» YOUR OBJECTIVE:
Reproduce, word for word, the span of lines starting at the line holding "Clone this chart in Plotly." and ending at the line holding "137, 154.3, 168.9, 187.4, 206, 246, 262, 277]". Omit every picture.

» INFORMATION SUPPLIED:
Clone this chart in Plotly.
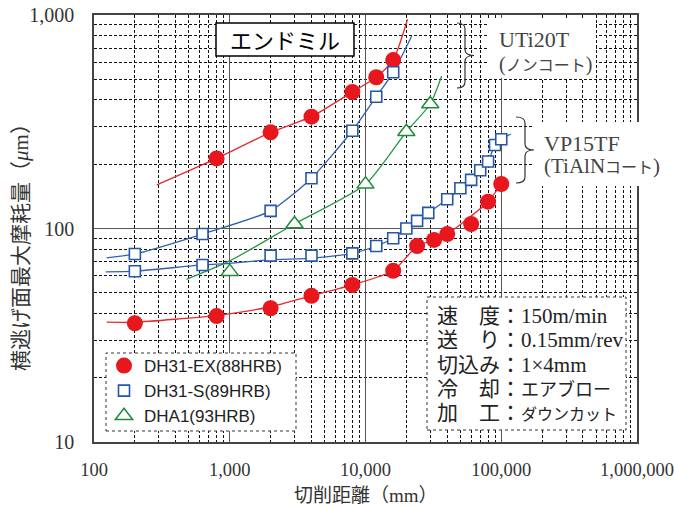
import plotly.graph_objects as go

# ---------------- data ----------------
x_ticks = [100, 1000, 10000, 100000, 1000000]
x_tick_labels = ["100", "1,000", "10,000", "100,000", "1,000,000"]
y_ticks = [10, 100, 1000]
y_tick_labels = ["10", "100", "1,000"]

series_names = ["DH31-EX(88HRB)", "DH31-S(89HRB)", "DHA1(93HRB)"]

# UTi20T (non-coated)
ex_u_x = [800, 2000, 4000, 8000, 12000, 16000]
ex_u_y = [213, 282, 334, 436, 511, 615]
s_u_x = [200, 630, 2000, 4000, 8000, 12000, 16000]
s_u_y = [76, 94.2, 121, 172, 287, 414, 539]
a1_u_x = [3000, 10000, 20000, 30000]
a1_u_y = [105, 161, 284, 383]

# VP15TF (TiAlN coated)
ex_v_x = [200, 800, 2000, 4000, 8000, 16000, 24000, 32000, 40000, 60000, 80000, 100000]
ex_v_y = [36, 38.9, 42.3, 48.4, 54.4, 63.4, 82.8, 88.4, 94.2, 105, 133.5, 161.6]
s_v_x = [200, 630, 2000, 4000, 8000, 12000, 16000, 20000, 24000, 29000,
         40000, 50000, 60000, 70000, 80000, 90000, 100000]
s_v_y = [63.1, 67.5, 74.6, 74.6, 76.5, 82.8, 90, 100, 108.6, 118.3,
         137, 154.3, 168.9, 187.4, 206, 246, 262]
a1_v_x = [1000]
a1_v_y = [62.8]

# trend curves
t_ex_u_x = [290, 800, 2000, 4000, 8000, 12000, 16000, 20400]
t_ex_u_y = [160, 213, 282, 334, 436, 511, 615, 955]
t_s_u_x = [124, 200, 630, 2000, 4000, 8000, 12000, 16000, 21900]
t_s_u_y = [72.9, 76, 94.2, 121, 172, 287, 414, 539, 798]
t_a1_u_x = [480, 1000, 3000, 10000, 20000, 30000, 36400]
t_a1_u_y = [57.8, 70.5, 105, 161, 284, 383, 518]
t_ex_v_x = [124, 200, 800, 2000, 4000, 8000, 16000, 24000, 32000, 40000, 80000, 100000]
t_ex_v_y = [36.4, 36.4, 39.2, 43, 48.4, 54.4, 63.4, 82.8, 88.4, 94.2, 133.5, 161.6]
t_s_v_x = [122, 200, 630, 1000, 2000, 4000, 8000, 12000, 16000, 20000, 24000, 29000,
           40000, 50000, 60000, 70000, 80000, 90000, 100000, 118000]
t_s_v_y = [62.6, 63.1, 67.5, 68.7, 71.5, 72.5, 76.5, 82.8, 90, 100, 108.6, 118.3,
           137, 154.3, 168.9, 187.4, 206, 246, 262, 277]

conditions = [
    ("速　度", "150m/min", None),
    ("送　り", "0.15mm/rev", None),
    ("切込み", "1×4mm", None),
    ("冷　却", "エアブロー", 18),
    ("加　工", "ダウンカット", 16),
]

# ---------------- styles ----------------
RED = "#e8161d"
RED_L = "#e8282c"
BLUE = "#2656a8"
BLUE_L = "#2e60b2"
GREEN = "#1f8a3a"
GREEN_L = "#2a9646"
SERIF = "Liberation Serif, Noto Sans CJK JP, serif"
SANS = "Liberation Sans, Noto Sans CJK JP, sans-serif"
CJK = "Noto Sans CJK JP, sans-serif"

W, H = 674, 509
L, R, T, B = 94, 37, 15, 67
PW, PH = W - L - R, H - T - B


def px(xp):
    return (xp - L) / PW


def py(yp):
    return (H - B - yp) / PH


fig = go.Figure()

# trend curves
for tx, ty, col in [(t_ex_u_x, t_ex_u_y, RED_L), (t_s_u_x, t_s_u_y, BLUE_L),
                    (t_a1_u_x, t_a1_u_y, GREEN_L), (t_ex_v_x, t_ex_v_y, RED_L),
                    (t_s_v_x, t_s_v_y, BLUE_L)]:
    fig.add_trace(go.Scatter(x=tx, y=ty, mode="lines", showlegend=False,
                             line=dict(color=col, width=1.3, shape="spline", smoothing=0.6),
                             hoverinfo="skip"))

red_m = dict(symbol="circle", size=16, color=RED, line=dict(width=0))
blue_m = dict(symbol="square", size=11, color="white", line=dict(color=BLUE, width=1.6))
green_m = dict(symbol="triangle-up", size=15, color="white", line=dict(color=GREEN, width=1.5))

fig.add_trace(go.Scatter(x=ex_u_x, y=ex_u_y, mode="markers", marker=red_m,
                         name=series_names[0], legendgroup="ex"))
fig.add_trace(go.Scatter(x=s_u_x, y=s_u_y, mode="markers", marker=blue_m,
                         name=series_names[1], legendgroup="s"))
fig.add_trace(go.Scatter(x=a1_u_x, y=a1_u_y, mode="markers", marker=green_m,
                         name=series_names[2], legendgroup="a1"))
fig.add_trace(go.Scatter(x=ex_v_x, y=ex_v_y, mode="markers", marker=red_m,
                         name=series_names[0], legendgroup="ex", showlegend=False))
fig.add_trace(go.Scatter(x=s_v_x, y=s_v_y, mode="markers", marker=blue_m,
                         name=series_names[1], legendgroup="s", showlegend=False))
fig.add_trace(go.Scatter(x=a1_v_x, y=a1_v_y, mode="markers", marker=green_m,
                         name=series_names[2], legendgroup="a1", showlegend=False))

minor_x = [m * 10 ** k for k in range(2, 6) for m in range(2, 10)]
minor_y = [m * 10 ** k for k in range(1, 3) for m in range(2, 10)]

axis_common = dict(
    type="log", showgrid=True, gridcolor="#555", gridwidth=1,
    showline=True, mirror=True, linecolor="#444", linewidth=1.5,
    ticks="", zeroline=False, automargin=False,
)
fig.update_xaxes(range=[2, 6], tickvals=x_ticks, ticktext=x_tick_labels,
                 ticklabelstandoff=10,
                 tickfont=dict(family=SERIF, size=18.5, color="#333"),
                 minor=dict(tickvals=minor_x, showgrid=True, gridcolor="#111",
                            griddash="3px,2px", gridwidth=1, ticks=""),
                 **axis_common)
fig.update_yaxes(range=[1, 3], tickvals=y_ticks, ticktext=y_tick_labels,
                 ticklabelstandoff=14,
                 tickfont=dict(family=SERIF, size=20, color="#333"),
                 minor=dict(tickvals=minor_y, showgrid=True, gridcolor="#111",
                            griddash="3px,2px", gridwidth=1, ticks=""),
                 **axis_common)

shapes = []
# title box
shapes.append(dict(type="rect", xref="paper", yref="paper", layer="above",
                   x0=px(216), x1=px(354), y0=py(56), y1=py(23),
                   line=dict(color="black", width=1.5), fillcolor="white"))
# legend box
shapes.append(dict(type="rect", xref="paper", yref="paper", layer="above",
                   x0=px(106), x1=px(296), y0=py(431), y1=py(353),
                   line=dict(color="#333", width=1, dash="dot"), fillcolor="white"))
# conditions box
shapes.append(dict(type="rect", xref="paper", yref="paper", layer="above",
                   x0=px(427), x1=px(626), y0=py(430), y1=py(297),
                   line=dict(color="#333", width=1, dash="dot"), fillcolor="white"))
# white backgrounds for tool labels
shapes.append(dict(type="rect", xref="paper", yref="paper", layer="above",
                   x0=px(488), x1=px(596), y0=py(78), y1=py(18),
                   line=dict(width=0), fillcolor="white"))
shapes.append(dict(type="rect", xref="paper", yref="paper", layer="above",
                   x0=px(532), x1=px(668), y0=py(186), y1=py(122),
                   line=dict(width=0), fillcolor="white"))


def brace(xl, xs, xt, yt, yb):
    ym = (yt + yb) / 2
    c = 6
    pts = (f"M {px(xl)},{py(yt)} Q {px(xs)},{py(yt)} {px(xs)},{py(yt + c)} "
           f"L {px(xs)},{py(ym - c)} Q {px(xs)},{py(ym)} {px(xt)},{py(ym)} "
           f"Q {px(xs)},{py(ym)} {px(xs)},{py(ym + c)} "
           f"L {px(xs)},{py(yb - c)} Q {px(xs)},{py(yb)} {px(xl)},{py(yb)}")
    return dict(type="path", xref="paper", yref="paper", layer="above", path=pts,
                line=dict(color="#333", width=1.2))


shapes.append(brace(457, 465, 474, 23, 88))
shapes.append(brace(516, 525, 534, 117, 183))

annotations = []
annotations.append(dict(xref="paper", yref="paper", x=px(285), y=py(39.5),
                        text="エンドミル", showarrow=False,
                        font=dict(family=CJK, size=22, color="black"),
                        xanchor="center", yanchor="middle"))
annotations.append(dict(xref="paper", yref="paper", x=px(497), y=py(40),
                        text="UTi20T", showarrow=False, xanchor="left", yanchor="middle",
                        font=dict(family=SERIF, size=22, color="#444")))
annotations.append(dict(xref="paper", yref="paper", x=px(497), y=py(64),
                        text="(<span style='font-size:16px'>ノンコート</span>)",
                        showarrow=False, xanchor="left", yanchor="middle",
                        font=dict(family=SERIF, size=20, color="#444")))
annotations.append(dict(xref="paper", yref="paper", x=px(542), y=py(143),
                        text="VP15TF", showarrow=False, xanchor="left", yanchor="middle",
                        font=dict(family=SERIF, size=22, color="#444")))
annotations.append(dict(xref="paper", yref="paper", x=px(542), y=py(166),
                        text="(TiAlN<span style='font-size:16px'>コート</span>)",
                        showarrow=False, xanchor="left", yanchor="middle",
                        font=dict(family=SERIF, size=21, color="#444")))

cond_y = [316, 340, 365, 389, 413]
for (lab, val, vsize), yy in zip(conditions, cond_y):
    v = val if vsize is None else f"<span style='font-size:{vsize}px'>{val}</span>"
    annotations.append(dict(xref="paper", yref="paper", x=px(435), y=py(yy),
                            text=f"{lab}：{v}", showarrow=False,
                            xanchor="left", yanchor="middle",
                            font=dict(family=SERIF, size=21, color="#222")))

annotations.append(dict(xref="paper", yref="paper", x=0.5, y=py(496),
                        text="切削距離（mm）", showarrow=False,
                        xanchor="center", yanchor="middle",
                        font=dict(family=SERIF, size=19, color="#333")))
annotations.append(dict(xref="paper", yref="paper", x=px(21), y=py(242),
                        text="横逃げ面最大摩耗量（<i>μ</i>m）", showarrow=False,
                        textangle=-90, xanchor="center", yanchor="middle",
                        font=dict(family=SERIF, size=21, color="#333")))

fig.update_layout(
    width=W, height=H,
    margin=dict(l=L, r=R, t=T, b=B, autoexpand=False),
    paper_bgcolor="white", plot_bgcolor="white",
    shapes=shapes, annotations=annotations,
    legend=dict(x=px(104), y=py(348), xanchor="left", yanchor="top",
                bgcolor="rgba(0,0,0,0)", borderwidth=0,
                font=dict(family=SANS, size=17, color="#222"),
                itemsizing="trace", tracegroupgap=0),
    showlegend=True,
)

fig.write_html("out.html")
...
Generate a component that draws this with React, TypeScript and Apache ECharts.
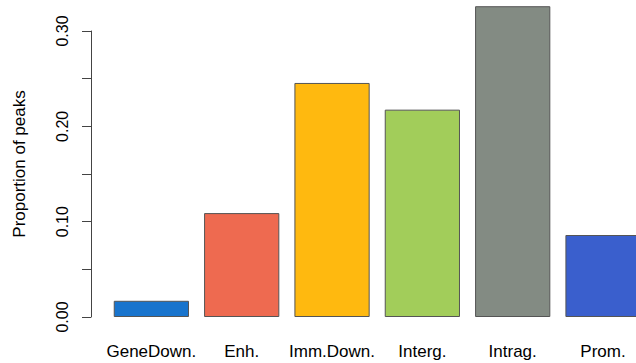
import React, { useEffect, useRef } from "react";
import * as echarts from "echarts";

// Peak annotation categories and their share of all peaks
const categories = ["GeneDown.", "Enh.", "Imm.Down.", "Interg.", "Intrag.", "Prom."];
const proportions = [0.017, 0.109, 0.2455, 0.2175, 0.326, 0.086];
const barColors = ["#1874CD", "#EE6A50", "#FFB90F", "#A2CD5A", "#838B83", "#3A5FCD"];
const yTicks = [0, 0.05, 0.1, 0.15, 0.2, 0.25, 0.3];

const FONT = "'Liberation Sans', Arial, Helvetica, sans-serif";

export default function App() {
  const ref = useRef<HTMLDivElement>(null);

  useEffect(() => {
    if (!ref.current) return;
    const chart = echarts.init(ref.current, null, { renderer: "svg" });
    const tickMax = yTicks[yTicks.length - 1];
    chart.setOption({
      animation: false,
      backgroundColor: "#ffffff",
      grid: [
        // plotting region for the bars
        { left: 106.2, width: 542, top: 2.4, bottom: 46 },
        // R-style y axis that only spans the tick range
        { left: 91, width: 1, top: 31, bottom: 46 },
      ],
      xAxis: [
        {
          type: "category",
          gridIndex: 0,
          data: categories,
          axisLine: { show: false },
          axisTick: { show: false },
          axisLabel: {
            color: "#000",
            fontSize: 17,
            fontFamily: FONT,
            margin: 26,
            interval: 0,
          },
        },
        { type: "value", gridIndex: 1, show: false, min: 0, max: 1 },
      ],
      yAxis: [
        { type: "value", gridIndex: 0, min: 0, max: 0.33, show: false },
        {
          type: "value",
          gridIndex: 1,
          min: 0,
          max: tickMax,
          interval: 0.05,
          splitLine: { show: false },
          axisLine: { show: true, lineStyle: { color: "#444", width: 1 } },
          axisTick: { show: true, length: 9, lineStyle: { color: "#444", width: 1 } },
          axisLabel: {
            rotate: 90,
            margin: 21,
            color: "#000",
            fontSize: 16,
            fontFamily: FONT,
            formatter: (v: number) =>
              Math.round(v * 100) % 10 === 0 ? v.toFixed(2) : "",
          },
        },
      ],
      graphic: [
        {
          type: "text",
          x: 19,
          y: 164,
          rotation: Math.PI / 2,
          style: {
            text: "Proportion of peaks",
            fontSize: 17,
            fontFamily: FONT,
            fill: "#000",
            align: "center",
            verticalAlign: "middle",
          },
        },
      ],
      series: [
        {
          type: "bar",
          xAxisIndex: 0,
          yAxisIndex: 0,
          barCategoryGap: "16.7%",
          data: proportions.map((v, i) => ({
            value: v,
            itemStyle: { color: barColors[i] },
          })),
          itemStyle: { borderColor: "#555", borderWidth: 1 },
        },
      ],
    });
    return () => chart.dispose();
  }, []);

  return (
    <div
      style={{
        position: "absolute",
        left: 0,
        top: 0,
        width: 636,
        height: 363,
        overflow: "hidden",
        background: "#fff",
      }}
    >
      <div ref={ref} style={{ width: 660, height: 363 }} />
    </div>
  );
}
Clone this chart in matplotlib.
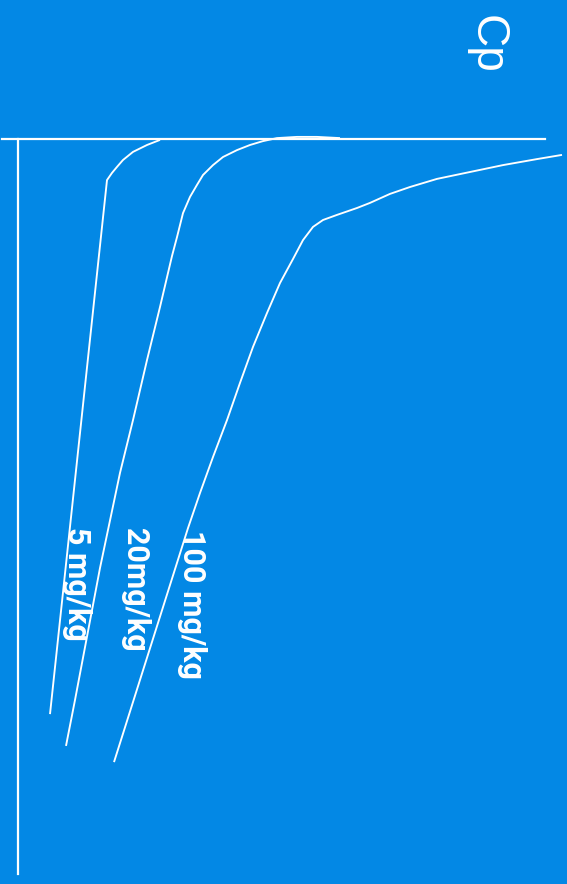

» TASK ANSWER:
Clone this chart in Plotly.
import plotly.graph_objects as go

# ---------------- data ----------------
x_ticks = [100, 1000, 10000, 100000, 1000000]
x_tick_labels = ["100", "1,000", "10,000", "100,000", "1,000,000"]
y_ticks = [10, 100, 1000]
y_tick_labels = ["10", "100", "1,000"]

series_names = ["DH31-EX(88HRB)", "DH31-S(89HRB)", "DHA1(93HRB)"]

# UTi20T (non-coated)
ex_u_x = [800, 2000, 4000, 8000, 12000, 16000]
ex_u_y = [213, 282, 334, 436, 511, 615]
s_u_x = [200, 630, 2000, 4000, 8000, 12000, 16000]
s_u_y = [76, 94.2, 121, 172, 287, 414, 539]
a1_u_x = [3000, 10000, 20000, 30000]
a1_u_y = [105, 161, 284, 383]

# VP15TF (TiAlN coated)
ex_v_x = [200, 800, 2000, 4000, 8000, 16000, 24000, 32000, 40000, 60000, 80000, 100000]
ex_v_y = [36, 38.9, 42.3, 48.4, 54.4, 63.4, 82.8, 88.4, 94.2, 105, 133.5, 161.6]
s_v_x = [200, 630, 2000, 4000, 8000, 12000, 16000, 20000, 24000, 29000,
         40000, 50000, 60000, 70000, 80000, 90000, 100000]
s_v_y = [63.1, 67.5, 74.6, 74.6, 76.5, 82.8, 90, 100, 108.6, 118.3,
         137, 154.3, 168.9, 187.4, 206, 246, 262]
a1_v_x = [1000]
a1_v_y = [62.8]

# trend curves
t_ex_u_x = [290, 800, 2000, 4000, 8000, 12000, 16000, 20400]
t_ex_u_y = [160, 213, 282, 334, 436, 511, 615, 955]
t_s_u_x = [124, 200, 630, 2000, 4000, 8000, 12000, 16000, 21900]
t_s_u_y = [72.9, 76, 94.2, 121, 172, 287, 414, 539, 798]
t_a1_u_x = [480, 1000, 3000, 10000, 20000, 30000, 36400]
t_a1_u_y = [57.8, 70.5, 105, 161, 284, 383, 518]
t_ex_v_x = [124, 200, 800, 2000, 4000, 8000, 16000, 24000, 32000, 40000, 80000, 100000]
t_ex_v_y = [36.4, 36.4, 39.2, 43, 48.4, 54.4, 63.4, 82.8, 88.4, 94.2, 133.5, 161.6]
t_s_v_x = [122, 200, 630, 1000, 2000, 4000, 8000, 12000, 16000, 20000, 24000, 29000,
           40000, 50000, 60000, 70000, 80000, 90000, 100000, 118000]
t_s_v_y = [62.6, 63.1, 67.5, 68.7, 71.5, 72.5, 76.5, 82.8, 90, 100, 108.6, 118.3,
           137, 154.3, 168.9, 187.4, 206, 246, 262, 277]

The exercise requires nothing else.